I pazienti "dimenticati" all'ex clinica Santa Rita: morti senza un funerale

Il dramma dell'istituto Città Studi: i pazienti muoiono in ospedale, ma nessun parente si fa vivo per organizzare il funerale. Ed è il Comune a farsi carico delle spese

I pazienti "dimenticati" all'ex clinica Santa Rita: morti senza un funerale

Muoiono in ospedale, magari dopo lunghi ricoveri. E nessuno chiede di loro, nessun parente si fa vivo per organizzare il funerale. Accade all’istituto Città Studi, l’ex clinica Santa Rita, dove in obitorio i corpi restano parcheggiati giorni e giorni. "In qualche caso anche per alcuni mesi", spiega il direttore sanitario Pasquale Ferrante. Uno dei casi più clamorosi è quello di un paziente macedone, il cui corpo è rimasto nelle celle frigorifere per ben sette mese. Tanto ci è voluto per rintracciare la famiglia del defunto. "Il consolato macedone – spiega il direttore – è a Venezia e ci abbiamo messo parecchio tempo prima di avere notizie dei parenti di quel povero uomo".

In altri casi è lo stesso ospedale che decide di sobbarcarsi le spese del funerale: poco tempo fa è capitato con un clochard, deceduto in ospedale e rimasto in obitorio per due settimane. Dopo di che la clinica Città Studi si è offerta di provvedere alle spese di trasporto e il Comune di residenza del senza tetto, proveniente dalla provincia di Pavia, ha pensato alla sepoltura e a tutto il resto. "E’ ovvio tuttavia – aggiunge Ferrante – che non possiamo sostenere le spese in tutti i casi. Finché è per una volta, non c’è nessun problema, ma altrimenti diventa difficile". Nel caso in cui la persona deceduta appartenga a una famiglia in difficoltà economiche, allora è il Comune che paga tutto: dalla bara al loculo. Ma tante volte è difficile rintracciare un qualsiasi pro zio o lontano cugino e così l’obitorio diventa un cimitero di nessuno, dove i corpi vengono dimenticati e lasciati lì, con un codice per identificarli.

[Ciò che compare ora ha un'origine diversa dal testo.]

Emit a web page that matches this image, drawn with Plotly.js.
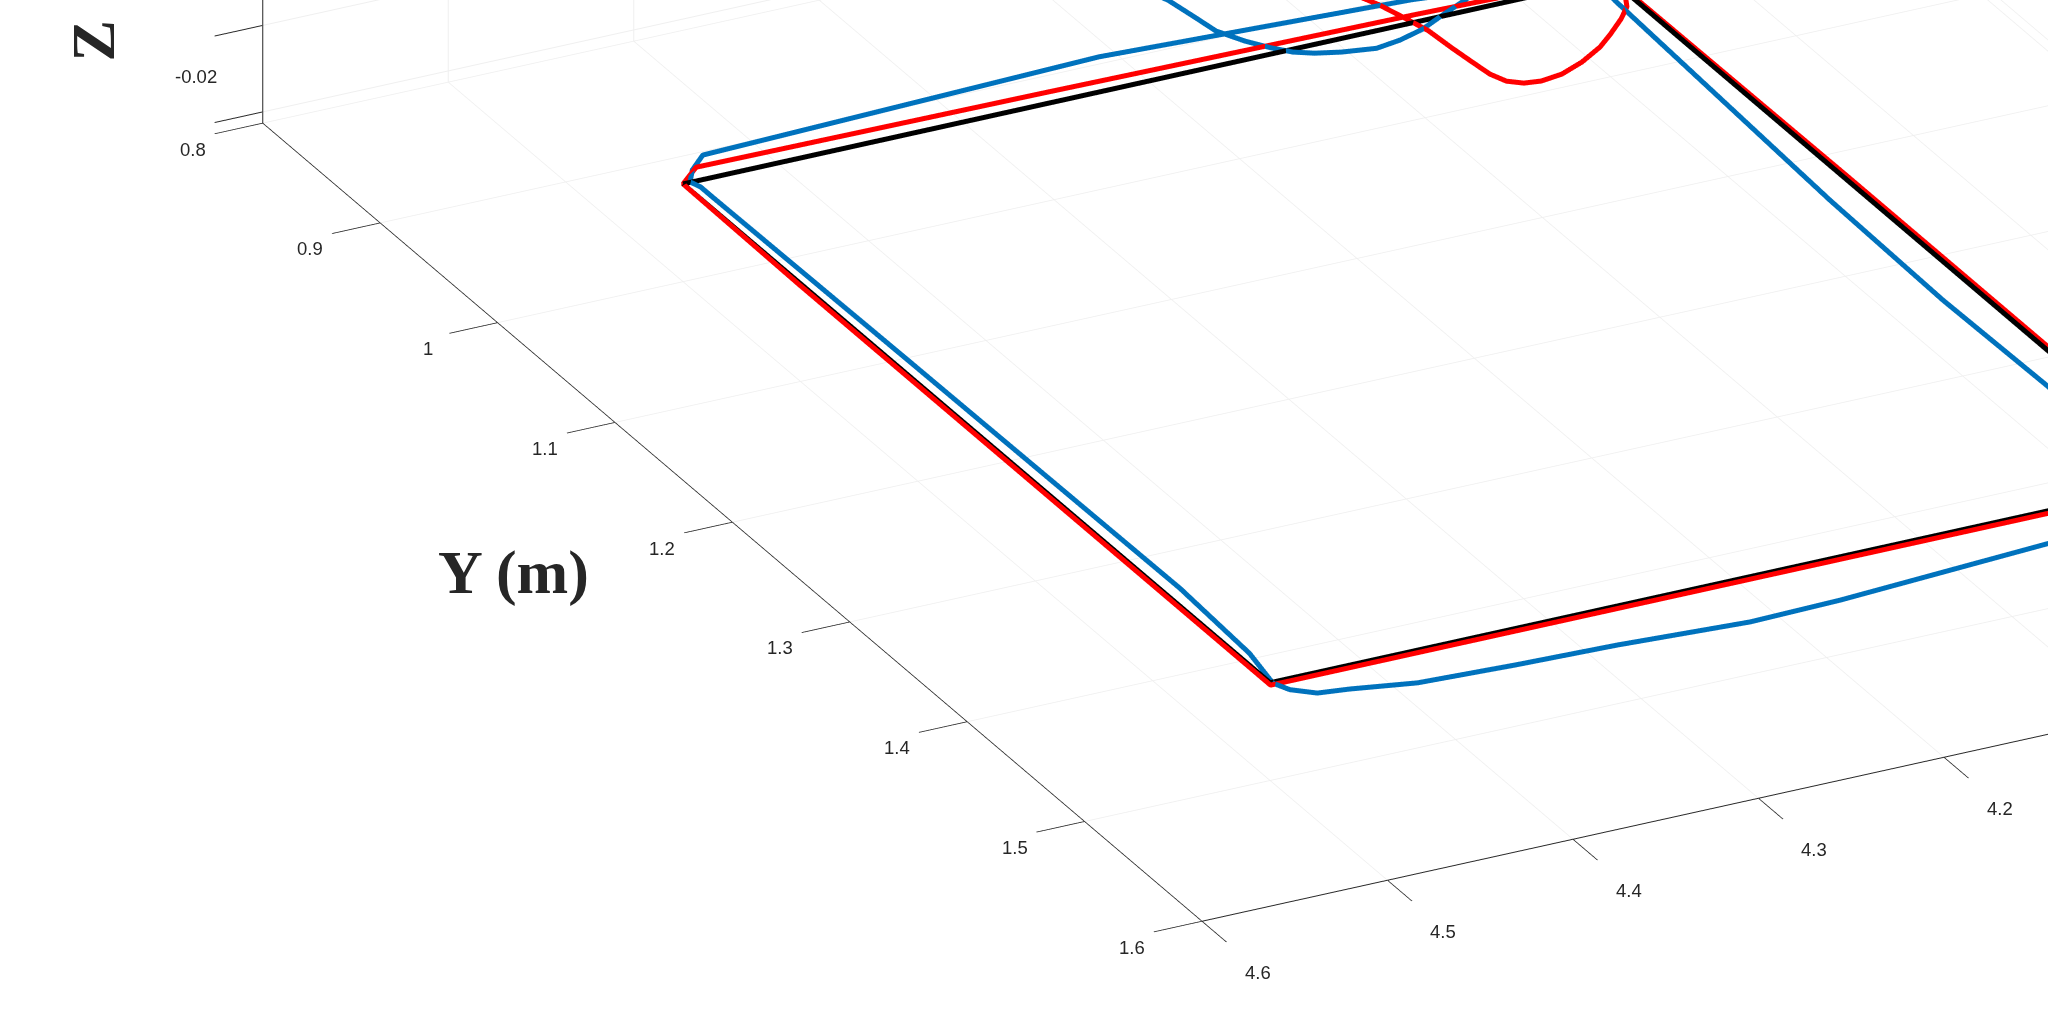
<!DOCTYPE html>
<html>
<head>
<meta charset="utf-8">
<script src="https://cdn.plot.ly/plotly-3.0.1.min.js"></script>
<style>
html,body{margin:0;padding:0;background:#fff;overflow:hidden}
#chart{width:2048px;height:1035px}
</style>
</head>
<body>
<div id="chart"></div>
<script>
// ---- data (metres) ----
const refX = [4.5, 4.5, 4.0, 4.0, 4.5];
const refY = [1.0, 1.5, 1.5, 1.0, 1.0];
const refZ = [-0.01, -0.01, -0.01, -0.01, -0.01];

const redX = [4.125, 4.112, 4.108, 4.104, 4.1026, 4.101, 4.0995, 4.096, 4.0895, 4.081, 4.0687, 4.054, 4.0388, 4.028, 4.0157, 4.007, 3.999, 3.998, 3.998, 3.998, 4.20, 4.40, 4.501, 4.501, 4.501, 4.500, 4.486, 4.30, 4.10, 4.00, 3.999];
const redY = [0.950, 0.980, 0.994, 1.009, 1.027, 1.042, 1.0545, 1.063, 1.0676, 1.069, 1.0671, 1.061, 1.0523, 1.044, 1.0337, 1.025, 1.010, 1.200, 1.400, 1.502, 1.502, 1.502, 1.502, 1.300, 1.100, 1.000, 0.989, 0.991, 0.994, 0.997, 1.010];
const redZ = [-0.01, -0.01, -0.01, -0.01, -0.01, -0.01, -0.01, -0.01, -0.01, -0.01, -0.01, -0.01, -0.01, -0.01, -0.01, -0.01, -0.01, -0.01, -0.01, -0.01, -0.01, -0.01, -0.01, -0.01, -0.01, -0.01, -0.01, -0.01, -0.01, -0.01, -0.01];

const blueX = [4.210, 4.200, 4.1973, 4.195, 4.1877, 4.180, 4.1727, 4.164, 4.1521, 4.135, 4.1209, 4.106, 4.0912, 4.0725, 4.040, 4.005, 4.009, 4.0175, 4.0195, 4.018, 4.030, 4.060, 4.097, 4.2146, 4.264, 4.333, 4.3855, 4.437, 4.469, 4.485, 4.495, 4.499, 4.494, 4.491, 4.4925, 4.494, 4.494, 4.496, 4.489, 4.477, 4.258, 4.096, 4.030];
const blueY = [0.915, 0.939, 0.9561, 0.972, 0.9851, 0.995, 1.0023, 1.007, 1.0108, 1.014, 1.0116, 1.007, 0.9997, 0.991, 0.975, 0.990, 1.018, 1.2145, 1.314, 1.402, 1.470, 1.515, 1.526, 1.5345, 1.536, 1.531, 1.529, 1.526, 1.519, 1.5165, 1.509, 1.5008, 1.473, 1.409, 1.184, 1.0157, 1.0054, 0.9997, 0.9905, 0.9805, 0.972, 0.9815, 0.990];
const blueZ = [-0.01, -0.01, -0.01, -0.01, -0.01, -0.01, -0.01, -0.01, -0.01, -0.01, -0.01, -0.01, -0.01, -0.01, -0.01, -0.01, -0.01, -0.01, -0.01, -0.01, -0.01, -0.01, -0.01, -0.01, -0.01, -0.01, -0.01, -0.01, -0.01, -0.01, -0.01, -0.01, -0.01, -0.01, -0.01, -0.01, -0.01, -0.01, -0.01, -0.01, -0.01, -0.01, -0.01];

// ---- ticks ----
const xTickVals = [3.8, 3.9, 4.0, 4.1, 4.2, 4.3, 4.4, 4.5, 4.6];
const yTickVals = [0.8, 0.9, 1.0, 1.1, 1.2, 1.3, 1.4, 1.5, 1.6];
const zTickVals = [-0.02, -0.01, 0];
// tick labels visible in the view
const xLabelVals = [4.6, 4.5, 4.4, 4.3, 4.2];
const xLabelText = ['4.6', '4.5', '4.4', '4.3', '4.2'];
const yLabelVals = [0.8, 0.9, 1.0, 1.1, 1.2, 1.3, 1.4, 1.5, 1.6];
const yLabelText = ['0.8', '0.9', '1', '1.1', '1.2', '1.3', '1.4', '1.5', '1.6'];
const zLabelVals = [-0.02];
const zLabelText = ['-0.02'];

const xRange = [3.8, 4.6];
const yRange = [0.8, 1.6];
const zRange = [-0.0213, 0.0];

// ---- styling ----
const axisCol = '#262626';
const gridCol = 'rgb(239,239,239)';
const labelFont = {family: 'Liberation Sans', size: 18.5, color: axisCol};
const titleFont = {family: 'Liberation Serif', size: 62, color: axisCol};

function axis(vals, range) {
  return {
    range: range, autorange: false,
    tickmode: 'array', tickvals: vals, showticklabels: false,
    showgrid: true, gridcolor: gridCol, gridwidth: 2,
    zeroline: false, showline: true, linecolor: axisCol, linewidth: 2,
    ticks: 'outside', ticklen: 54, tickcolor: axisCol, tickwidth: 2,
    showbackground: false, showspikes: false,
    title: {text: ''}
  };
}

const annots = [];
xLabelVals.forEach((v, i) => annots.push({x: v, y: yRange[1], z: zRange[0], text: xLabelText[i],
  showarrow: false, xanchor: 'center', yanchor: 'middle', xshift: 56, yshift: -51, font: labelFont}));
yLabelVals.forEach((v, i) => annots.push({x: xRange[1], y: v, z: zRange[0], text: yLabelText[i],
  showarrow: false, xanchor: 'center', yanchor: 'middle', xshift: -70, yshift: -26, font: labelFont}));
zLabelVals.forEach((v, i) => annots.push({x: xRange[1], y: yRange[0], z: v, text: zLabelText[i],
  showarrow: false, xanchor: 'center', yanchor: 'middle', xshift: -67, yshift: 35, font: labelFont}));

const dir = [0.4094, 0.8028, 0.4333];
const ctr = {x: 1.296, y: 0.6257, z: 0.0121};
const dist = 10;

const traces = [
  {type: 'scatter3d', mode: 'lines', name: 'Reference', x: refX, y: refY, z: refZ,
   line: {color: '#000000', width: 10}},
  {type: 'scatter3d', mode: 'lines', name: 'Red', x: redX, y: redY, z: redZ,
   line: {color: '#FF0000', width: 10}},
  {type: 'scatter3d', mode: 'lines', name: 'Blue', x: blueX, y: blueY, z: blueZ,
   line: {color: '#0072BD', width: 10}}
];

const layout = {
  width: 2048, height: 1035,
  margin: {l: 0, r: 0, t: 0, b: 0, pad: 0},
  paper_bgcolor: '#ffffff',
  showlegend: false,
  scene: {
    domain: {x: [0, 1], y: [0, 1]},
    xaxis: axis(xTickVals, xRange),
    yaxis: axis(yTickVals, yRange),
    zaxis: axis(zTickVals, zRange),
    aspectmode: 'manual',
    aspectratio: {x: 3.219, y: 3.995, z: 0.395},
    camera: {
      projection: {type: 'orthographic'},
      up: {x: 0, y: 0, z: 1},
      center: ctr,
      eye: {x: ctr.x + dist * dir[0], y: ctr.y + dist * dir[1], z: ctr.z + dist * dir[2]}
    },
    annotations: annots
  },
  annotations: [
    {text: '<b>Y (m)</b>', xref: 'paper', yref: 'paper', x: 0.2505, y: 0.4464,
     xanchor: 'center', yanchor: 'middle', showarrow: false, font: titleFont},
    {text: '<b>Z</b>', xref: 'paper', yref: 'paper', x: 0.0454, y: 0.9391,
     xanchor: 'center', yanchor: 'bottom', textangle: -90, showarrow: false, font: titleFont}
  ]
};

Plotly.newPlot('chart', traces, layout, {displayModeBar: false});
</script>
</body>
</html>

Anche in pronto soccorso si fa qualche eccezione alle regole e i medici chiudono un occhio con i barboni che si piazzano nella sala d’attesa. "Spesso sono persone ben vestite e distinte – racconta il direttore – ma si capisce che non hanno una casa. Vengono in pronto soccorso perché hanno bisogno di assistenza. O semplicemente per stare al caldo e poter usare i bagni". I medici lasciano che i clochard si lavino e capita spesso che offrano qualche tè caldo o qualche merendina delle macchinette automatiche. "Attualmente il nostro pronto soccorso – racconta il direttore – è frequentato da otto persone senza fissa dimora. Di giorno stanno in giro, poi tornano, poi spariscono, poi si ripresentano. Alcuni hanno problemi di alcolismo, altri sono semplicemente i clochard di questa zona". Aiutarli davvero è difficile: non si lasciano avvicinare, non accettano vestiti né si fanno accompagnare nei dormitori pubblici.

I dottori e gli infermieri hanno adottato la strategia del "far finta di niente e lascia fare". E così non dicono nulla se vedono un clochard entrare in bagno. Magari, di soppiatto, gli fanno pure trovare un po' di sapone, senza essere invadenti, con discrezione.